**Written task**
Print, word for word, every line from the beginning of the listing up to and including the line with "const equationText = 'y". Pictures are to be excluded.

>> START Data extract

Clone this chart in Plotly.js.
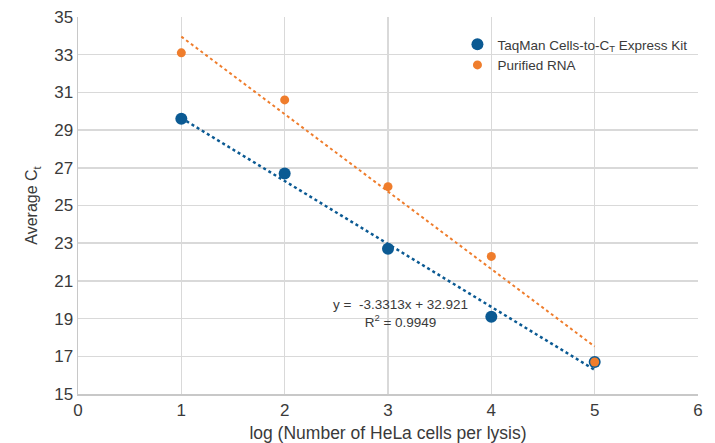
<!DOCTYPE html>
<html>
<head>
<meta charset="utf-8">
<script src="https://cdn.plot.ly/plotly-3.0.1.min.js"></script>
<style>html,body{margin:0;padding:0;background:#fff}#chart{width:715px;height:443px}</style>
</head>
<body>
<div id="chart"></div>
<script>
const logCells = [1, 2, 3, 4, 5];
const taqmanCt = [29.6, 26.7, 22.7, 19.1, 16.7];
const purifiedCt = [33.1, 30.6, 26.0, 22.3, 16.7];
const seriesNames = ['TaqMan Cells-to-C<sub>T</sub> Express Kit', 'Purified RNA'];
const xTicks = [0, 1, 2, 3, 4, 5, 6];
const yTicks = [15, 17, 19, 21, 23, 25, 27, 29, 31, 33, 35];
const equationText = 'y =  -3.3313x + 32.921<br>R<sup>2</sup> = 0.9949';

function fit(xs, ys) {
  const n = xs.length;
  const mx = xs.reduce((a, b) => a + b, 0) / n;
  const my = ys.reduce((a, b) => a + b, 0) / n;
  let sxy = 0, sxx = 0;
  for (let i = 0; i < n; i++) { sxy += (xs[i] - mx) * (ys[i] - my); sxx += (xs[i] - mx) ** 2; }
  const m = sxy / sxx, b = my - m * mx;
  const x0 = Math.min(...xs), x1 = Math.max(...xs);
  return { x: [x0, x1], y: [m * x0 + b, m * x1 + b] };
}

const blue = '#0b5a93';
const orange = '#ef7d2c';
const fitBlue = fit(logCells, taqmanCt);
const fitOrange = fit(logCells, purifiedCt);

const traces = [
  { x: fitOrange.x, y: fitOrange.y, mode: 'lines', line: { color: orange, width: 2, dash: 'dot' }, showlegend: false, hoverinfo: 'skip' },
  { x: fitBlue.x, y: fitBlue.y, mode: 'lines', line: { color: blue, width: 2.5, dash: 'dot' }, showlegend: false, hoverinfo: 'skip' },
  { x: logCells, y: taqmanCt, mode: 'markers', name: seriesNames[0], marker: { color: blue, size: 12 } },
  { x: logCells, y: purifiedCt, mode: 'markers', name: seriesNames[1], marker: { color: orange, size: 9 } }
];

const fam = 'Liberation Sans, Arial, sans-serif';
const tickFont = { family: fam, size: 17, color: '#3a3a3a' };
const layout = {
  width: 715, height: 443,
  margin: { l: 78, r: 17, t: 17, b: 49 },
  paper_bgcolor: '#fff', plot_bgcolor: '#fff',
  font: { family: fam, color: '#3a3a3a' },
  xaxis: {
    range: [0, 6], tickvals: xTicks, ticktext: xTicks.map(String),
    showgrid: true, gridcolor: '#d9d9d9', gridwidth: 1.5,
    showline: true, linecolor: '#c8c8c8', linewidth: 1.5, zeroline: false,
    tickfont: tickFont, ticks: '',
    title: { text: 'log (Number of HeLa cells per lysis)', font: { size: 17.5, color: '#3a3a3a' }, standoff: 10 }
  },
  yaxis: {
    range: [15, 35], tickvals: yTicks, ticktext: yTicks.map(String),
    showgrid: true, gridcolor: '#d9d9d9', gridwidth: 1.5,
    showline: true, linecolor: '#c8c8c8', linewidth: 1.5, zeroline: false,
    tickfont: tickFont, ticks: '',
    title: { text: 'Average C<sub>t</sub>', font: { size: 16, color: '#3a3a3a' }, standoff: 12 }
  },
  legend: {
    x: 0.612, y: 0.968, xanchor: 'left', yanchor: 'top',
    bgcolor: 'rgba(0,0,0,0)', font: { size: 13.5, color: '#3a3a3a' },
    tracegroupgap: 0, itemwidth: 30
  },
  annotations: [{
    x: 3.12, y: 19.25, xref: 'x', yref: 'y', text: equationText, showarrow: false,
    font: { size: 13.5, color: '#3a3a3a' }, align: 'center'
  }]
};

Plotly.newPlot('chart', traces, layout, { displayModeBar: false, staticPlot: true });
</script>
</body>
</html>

>> END Data extract

**Result**
Clone this chart in Plotly.js.
<!DOCTYPE html>
<html>
<head>
<meta charset="utf-8">
<script src="https://cdn.plot.ly/plotly-3.0.1.min.js"></script>
<style>html,body{margin:0;padding:0;background:#fff}#chart{width:715px;height:443px}</style>
</head>
<body>
<div id="chart"></div>
<script>
const logCells = [1, 2, 3, 4, 5];
const taqmanCt = [29.6, 26.7, 22.7, 19.1, 16.7];
const purifiedCt = [33.1, 30.6, 26.0, 22.3, 16.7];
const seriesNames = ['TaqMan Cells-to-C<sub>T</sub> Express Kit', 'Purified RNA'];
const xTicks = [0, 1, 2, 3, 4, 5, 6];
const yTicks = [15, 17, 19, 21, 23, 25, 27, 29, 31, 33, 35];
const equationText = 'y =  -3.3313x + 32.921<br>R<sup>2</sup> = 0.9949';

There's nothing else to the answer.